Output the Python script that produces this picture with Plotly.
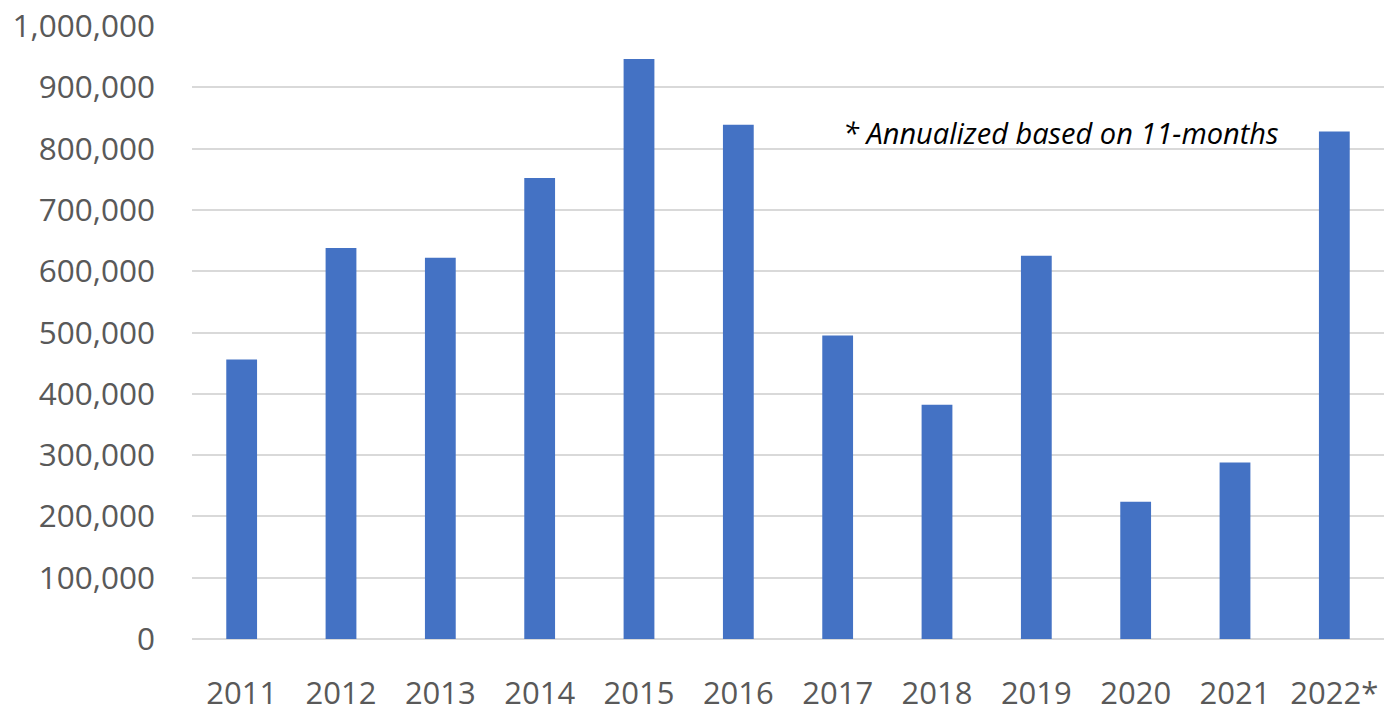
import plotly.graph_objects as go

years = ["2011", "2012", "2013", "2014", "2015", "2016", "2017", "2018", "2019", "2020", "2021", "2022*"]
values = [456000, 638000, 622000, 752000, 946000, 839000, 495000, 382000, 625000, 224000, 288000, 828000]
y_ticks = [0, 100000, 200000, 300000, 400000, 500000, 600000, 700000, 800000, 900000, 1000000]
y_tick_labels = ["0", "100,000", "200,000", "300,000", "400,000", "500,000", "600,000",
                 "700,000", "800,000", "900,000", "1,000,000"]
note_text = "* Annualized based on 11-months"

fig = go.Figure(go.Bar(x=years, y=values, marker=dict(color="#4472C4", line=dict(width=0))))

fig.update_layout(
    width=1390, height=713,
    margin=dict(l=192, r=6, t=26, b=74),
    paper_bgcolor="white", plot_bgcolor="white",
    bargap=0.69,
    showlegend=False,
    font=dict(family="Open Sans", color="#595959", size=31.5),
    annotations=[dict(
        text=note_text, xref="paper", yref="y", x=0.729, y=826000,
        showarrow=False, xanchor="center", yanchor="middle",
        font=dict(family="Open Sans", size=29, color="#000000", style="italic"),
    )],
)
fig.update_xaxes(showgrid=False, showline=False, ticks="", ticklabelstandoff=33,
                 automargin=False, tickfont=dict(size=31, color="#595959"))
fig.update_yaxes(range=[0, 1000000], tickvals=y_ticks, ticktext=y_tick_labels,
                 showgrid=True, gridcolor="#d9d9d9", gridwidth=2,
                 zeroline=True, zerolinecolor="#d9d9d9", zerolinewidth=2,
                 ticks="", ticklabelstandoff=36, showline=False, automargin=False,
                 tickfont=dict(size=31.5, color="#595959"))

fig.write_html("out.html")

▶ GOAL
Please transcribe the material above exactly as written. Leave the pictures out.

▶ EXPECTED ANSWER
Output the Python script that produces this picture with Plotly.
import plotly.graph_objects as go

years = ["2011", "2012", "2013", "2014", "2015", "2016", "2017", "2018", "2019", "2020", "2021", "2022*"]
values = [456000, 638000, 622000, 752000, 946000, 839000, 495000, 382000, 625000, 224000, 288000, 828000]
y_ticks = [0, 100000, 200000, 300000, 400000, 500000, 600000, 700000, 800000, 900000, 1000000]
y_tick_labels = ["0", "100,000", "200,000", "300,000", "400,000", "500,000", "600,000",
                 "700,000", "800,000", "900,000", "1,000,000"]
note_text = "* Annualized based on 11-months"

fig = go.Figure(go.Bar(x=years, y=values, marker=dict(color="#4472C4", line=dict(width=0))))

fig.update_layout(
    width=1390, height=713,
    margin=dict(l=192, r=6, t=26, b=74),
    paper_bgcolor="white", plot_bgcolor="white",
    bargap=0.69,
    showlegend=False,
    font=dict(family="Open Sans", color="#595959", size=31.5),
    annotations=[dict(
        text=note_text, xref="paper", yref="y", x=0.729, y=826000,
        showarrow=False, xanchor="center", yanchor="middle",
        font=dict(family="Open Sans", size=29, color="#000000", style="italic"),
    )],
)
fig.update_xaxes(showgrid=False, showline=False, ticks="", ticklabelstandoff=33,
                 automargin=False, tickfont=dict(size=31, color="#595959"))
fig.update_yaxes(range=[0, 1000000], tickvals=y_ticks, ticktext=y_tick_labels,
                 showgrid=True, gridcolor="#d9d9d9", gridwidth=2,
                 zeroline=True, zerolinecolor="#d9d9d9", zerolinewidth=2,
                 ticks="", ticklabelstandoff=36, showline=False, automargin=False,
                 tickfont=dict(size=31.5, color="#595959"))

fig.write_html("out.html")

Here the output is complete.